--- begin Data lines ---

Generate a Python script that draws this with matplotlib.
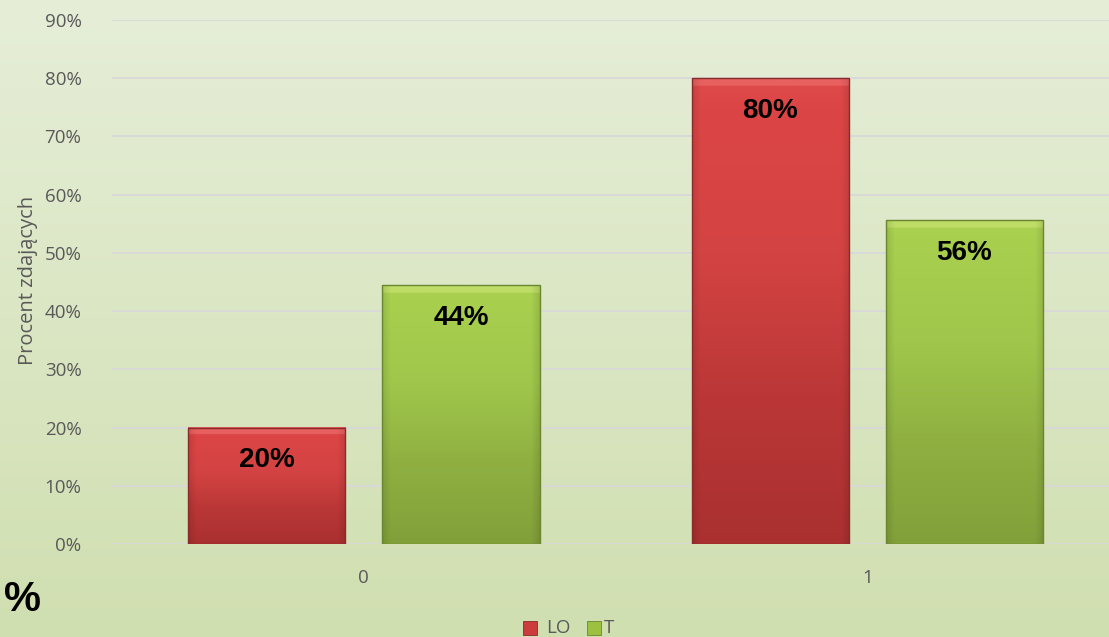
import numpy as np
import matplotlib
matplotlib.use('Agg')
import matplotlib.pyplot as plt
from matplotlib.colors import LinearSegmentedColormap
from matplotlib.ticker import PercentFormatter
from matplotlib.patches import Rectangle

plt.rcParams['font.family'] = ['Open Sans', 'DejaVu Sans']

categories = ['0', '1']
series = ['LO', 'T']
lo_vals = [0.20, 0.80]
t_vals = [0.444, 0.556]
bar_labels_lo = ['20%', '80%']
bar_labels_t = ['44%', '56%']

W, H = 1109, 637
fig = plt.figure(figsize=(W / 100, H / 100), dpi=100)

# tlo z gradientem
bg = fig.add_axes([0, 0, 1, 1], zorder=-10)
grad = np.linspace(0, 1, 256).reshape(-1, 1)
bg_cmap = LinearSegmentedColormap.from_list('bg', ['#e6eed8', '#d0dfb0'])
bg.imshow(grad, aspect='auto', cmap=bg_cmap, extent=[0, 1, 0, 1], origin='upper')
bg.axis('off')

ax = fig.add_axes([112 / W, (637 - 544) / H, 1 - 112 / W, (544 - 20) / H])
ax.patch.set_alpha(0)

x = np.arange(len(categories))
bw = 0.312
off = 0.193

red_cmap = LinearSegmentedColormap.from_list('r', ['#e86060', '#dc4545', '#d44343', '#bb3737', '#aa3030'])
green_cmap = LinearSegmentedColormap.from_list('g', ['#bedd66', '#a8cf4e', '#a0c74b', '#8fb041', '#82a03a'])


def draw_bars(xs, vals, cmap, edge):
    bars = ax.bar(xs, vals, width=bw, color='none', edgecolor=edge, linewidth=1.0, zorder=3)
    for b in bars:
        x0, y0, w, h = b.get_x(), b.get_y(), b.get_width(), b.get_height()
        ny = 300
        v = np.linspace(0, 1, ny)
        vals_img = 0.2 + 0.8 * v
        # jasniejszy brzeg u gory (bevel)
        vals_img = np.where(v < 0.012 / max(h, 0.05), 0.0, vals_img)
        img = cmap(vals_img.reshape(-1, 1))[:, :, :3]
        img = np.repeat(img, 80, axis=1)
        sx = np.linspace(0, 1, 80)
        side = 1 - 0.10 * (np.clip(1 - sx / 0.05, 0, 1) + np.clip((sx - 0.95) / 0.05, 0, 1))
        img = img * side[None, :, None]
        ax.imshow(img, extent=[x0, x0 + w, y0, y0 + h], origin='upper',
                  aspect='auto', zorder=2, interpolation='bilinear')
    return bars


draw_bars(x - off, lo_vals, red_cmap, '#8a2a2a')
draw_bars(x + off, t_vals, green_cmap, '#6b8630')

lab_font = ['Liberation Sans', 'DejaVu Sans']
for i in range(len(categories)):
    ax.text(x[i] - off, lo_vals[i] - 0.056, bar_labels_lo[i], ha='center', va='center',
            fontsize=20, fontweight='bold', color='black', zorder=5, family=lab_font)
    ax.text(x[i] + off, t_vals[i] - 0.056, bar_labels_t[i], ha='center', va='center',
            fontsize=20, fontweight='bold', color='black', zorder=5, family=lab_font)

ax.set_xlim(-0.5, 1.48)
ax.set_ylim(0, 0.9)
ax.set_yticks(np.arange(0, 0.91, 0.1))
ax.yaxis.set_major_formatter(PercentFormatter(1.0, decimals=0))
ax.set_xticks(x)
ax.set_xticklabels(categories)
ax.tick_params(axis='both', length=0, colors='#595959', labelsize=13.5)
ax.tick_params(axis='x', pad=18)
ax.tick_params(axis='y', pad=22)
ax.grid(axis='y', color='#d9d9d9', linewidth=1.3, zorder=0)
ax.set_axisbelow(True)
for s in ax.spines.values():
    s.set_visible(False)

fig.text(28 / W, 1 - 280 / H, 'Procent zdających', rotation=90, ha='center', va='center',
         fontsize=14.5, color='#595959')
fig.text(4 / W, 1 - 600 / H, '%', ha='left', va='center', fontsize=30, fontweight='bold',
         color='black', family=lab_font)

# legenda
ly = 1 - 628 / H
fig.patches.append(Rectangle((523 / W, ly - 7 / H), 14 / W, 14 / H, transform=fig.transFigure,
                             facecolor='#cc3c3c', edgecolor='#8a2a2a', lw=0.6))
fig.text(546 / W, ly, series[0], ha='left', va='center', fontsize=13.5, color='#595959')
fig.patches.append(Rectangle((587 / W, ly - 7 / H), 14 / W, 14 / H, transform=fig.transFigure,
                             facecolor='#9cc040', edgecolor='#6b8630', lw=0.6))
fig.text(604 / W, ly, series[1], ha='left', va='center', fontsize=13.5, color='#595959')

fig.savefig('out.png', dpi=100)
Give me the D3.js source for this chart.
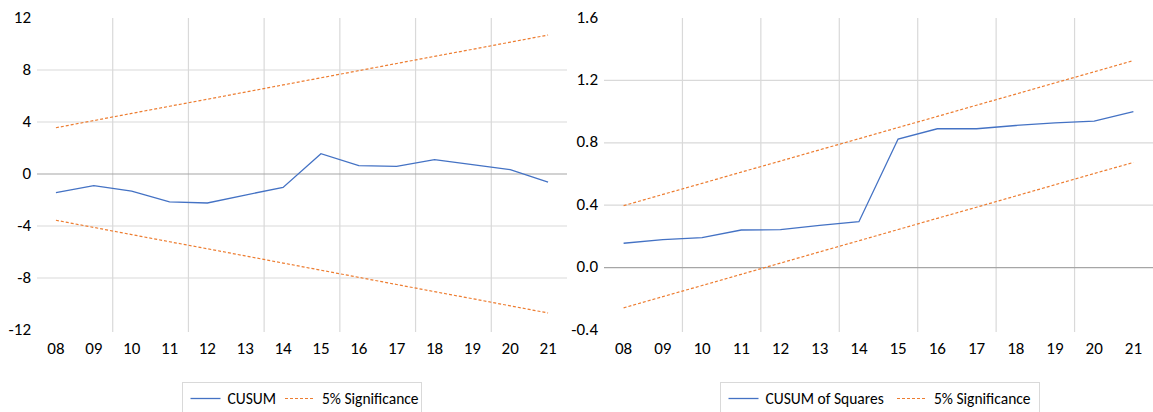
<!DOCTYPE html>
<html>
<head>
<meta charset="utf-8">
<script src="https://cdn.jsdelivr.net/npm/d3@7"></script>
<style>
  html, body { margin: 0; padding: 0; background: #fff; }
  svg { display: block; font-family: Calibri, Carlito, Lato, sans-serif; }
</style>
</head>
<body>
<svg id="chart" width="1153" height="412"></svg>
<script>
// Years (two-digit labels) shared by both panels
const years = ["08","09","10","11","12","13","14","15","16","17","18","19","20","21"];

// CUSUM statistic and its 5% significance bounds
const cusum      = [-1.44, -0.90, -1.31, -2.15, -2.23, -1.62, -1.03, 1.56, 0.64, 0.59, 1.10, 0.72, 0.33, -0.62];
const cusumUpper = [3.56, 4.11, 4.66, 5.21, 5.75, 6.30, 6.85, 7.40, 7.95, 8.50, 9.05, 9.59, 10.14, 10.69];
const cusumLower = [-3.56, -4.11, -4.66, -5.21, -5.75, -6.30, -6.85, -7.40, -7.95, -8.50, -9.05, -9.59, -10.14, -10.69];
const cusumTicks = ["-12", "-8", "-4", "0", "4", "8", "12"];

// CUSUM of squares and its 5% significance bounds
const cusumSq      = [0.156, 0.179, 0.192, 0.241, 0.243, 0.271, 0.294, 0.824, 0.890, 0.890, 0.911, 0.928, 0.939, 1.000];
const cusumSqUpper = [0.397, 0.469, 0.540, 0.612, 0.683, 0.755, 0.826, 0.898, 0.969, 1.041, 1.112, 1.184, 1.255, 1.327];
const cusumSqLower = [-0.258, -0.186, -0.115, -0.043, 0.029, 0.101, 0.172, 0.244, 0.316, 0.387, 0.459, 0.531, 0.603, 0.674];
const cusumSqTicks = ["-0.4", "0.0", "0.4", "0.8", "1.2", "1.6"];

const BLUE = "#4472C4", ORANGE = "#ED7D31";
const svg = d3.select("#chart");

function panel(opt) {
  const g = svg.append("g");
  const x = d3.scaleBand().domain(years).range([opt.left, opt.right]).paddingInner(0).paddingOuter(0);
  const y = d3.scaleLinear().domain(opt.domain).range([330, 18]);
  const cx = d => x(d) + x.bandwidth() / 2;
  const ticks = opt.ticks.map(t => ({ label: t, value: +t }));

  // vertical gridlines every second category boundary
  g.append("g").selectAll("line")
    .data(years.filter((d, i) => i > 0 && i % 2 === 0))
    .join("line")
    .attr("x1", d => x(d)).attr("x2", d => x(d))
    .attr("y1", 18).attr("y2", 332)
    .attr("stroke", "#d9d9d9").attr("stroke-width", 1.2);

  // horizontal gridlines (interior ticks), zero line darker
  const inner = ticks.filter(t => t.value !== opt.domain[0] && t.value !== opt.domain[1]);
  g.append("g").selectAll("line")
    .data(inner)
    .join("line")
    .attr("x1", opt.left).attr("x2", opt.right)
    .attr("y1", d => y(d.value)).attr("y2", d => y(d.value))
    .attr("stroke", d => d.value === 0 ? "#a6a6a6" : "#d9d9d9")
    .attr("stroke-width", 1.2);

  // y tick labels
  g.append("g").selectAll("text")
    .data(ticks)
    .join("text")
    .attr("x", opt.labelX)
    .attr("y", d => y(d.value) + 4.5)
    .attr("text-anchor", "end")
    .attr("font-size", 17)
    .attr("fill", "#000")
    .text(d => d.label);

  // category labels
  g.append("g").selectAll("text")
    .data(years)
    .join("text")
    .attr("x", cx)
    .attr("y", 353.5)
    .attr("text-anchor", "middle")
    .attr("font-size", 17)
    .attr("fill", "#000")
    .text(d => d);

  const line = d3.line().x((d, i) => cx(years[i])).y(d => y(d));

  [opt.upper, opt.lower].forEach(s => {
    g.append("path").datum(s)
      .attr("d", line)
      .attr("fill", "none")
      .attr("stroke", ORANGE)
      .attr("stroke-width", 1.2)
      .attr("stroke-dasharray", "3,2");
  });
  g.append("path").datum(opt.stat)
    .attr("d", line)
    .attr("fill", "none")
    .attr("stroke", BLUE)
    .attr("stroke-width", 1.3);

  // legend
  const L = opt.legend;
  const lg = g.append("g");
  lg.append("rect")
    .attr("x", L.x).attr("y", 382.5)
    .attr("width", L.w).attr("height", 40)
    .attr("fill", "#fff").attr("stroke", "#d9d9d9");
  lg.append("line")
    .attr("x1", L.x + 8).attr("x2", L.x + 38)
    .attr("y1", 398.5).attr("y2", 398.5)
    .attr("stroke", BLUE).attr("stroke-width", 1.3);
  lg.append("text")
    .attr("x", L.x + 45).attr("y", 404)
    .attr("font-size", 15.5).attr("fill", "#000")
    .text(opt.name);
  lg.append("line")
    .attr("x1", L.sigX).attr("x2", L.sigX + 30)
    .attr("y1", 398.5).attr("y2", 398.5)
    .attr("stroke", ORANGE).attr("stroke-width", 1.2)
    .attr("stroke-dasharray", "3,2");
  lg.append("text")
    .attr("x", L.sigX + 37).attr("y", 404)
    .attr("font-size", 15.5).attr("fill", "#000")
    .text("5% Significance");
}

panel({
  left: 37, right: 567, domain: [-12, 12], ticks: cusumTicks, labelX: 31,
  stat: cusum, upper: cusumUpper, lower: cusumLower, name: "CUSUM",
  legend: { x: 182.5, w: 239, sigX: 285 }
});

panel({
  left: 604, right: 1153, domain: [-0.4, 1.6], ticks: cusumSqTicks, labelX: 598,
  stat: cusumSq, upper: cusumSqUpper, lower: cusumSqLower, name: "CUSUM of Squares",
  legend: { x: 720.5, w: 319, sigX: 897 }
});
</script>
</body>
</html>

--- end Data lines ---

Task — Extract the lines exactly, please: the first line of the listing, the line with "ax.patch.set_alpha(0)", and every line between them, but no pictures.

Expected answer —
Generate a Python script that draws this with matplotlib.
import numpy as np
import matplotlib
matplotlib.use('Agg')
import matplotlib.pyplot as plt
from matplotlib.colors import LinearSegmentedColormap
from matplotlib.ticker import PercentFormatter
from matplotlib.patches import Rectangle

plt.rcParams['font.family'] = ['Open Sans', 'DejaVu Sans']

categories = ['0', '1']
series = ['LO', 'T']
lo_vals = [0.20, 0.80]
t_vals = [0.444, 0.556]
bar_labels_lo = ['20%', '80%']
bar_labels_t = ['44%', '56%']

W, H = 1109, 637
fig = plt.figure(figsize=(W / 100, H / 100), dpi=100)

# tlo z gradientem
bg = fig.add_axes([0, 0, 1, 1], zorder=-10)
grad = np.linspace(0, 1, 256).reshape(-1, 1)
bg_cmap = LinearSegmentedColormap.from_list('bg', ['#e6eed8', '#d0dfb0'])
bg.imshow(grad, aspect='auto', cmap=bg_cmap, extent=[0, 1, 0, 1], origin='upper')
bg.axis('off')

ax = fig.add_axes([112 / W, (637 - 544) / H, 1 - 112 / W, (544 - 20) / H])
ax.patch.set_alpha(0)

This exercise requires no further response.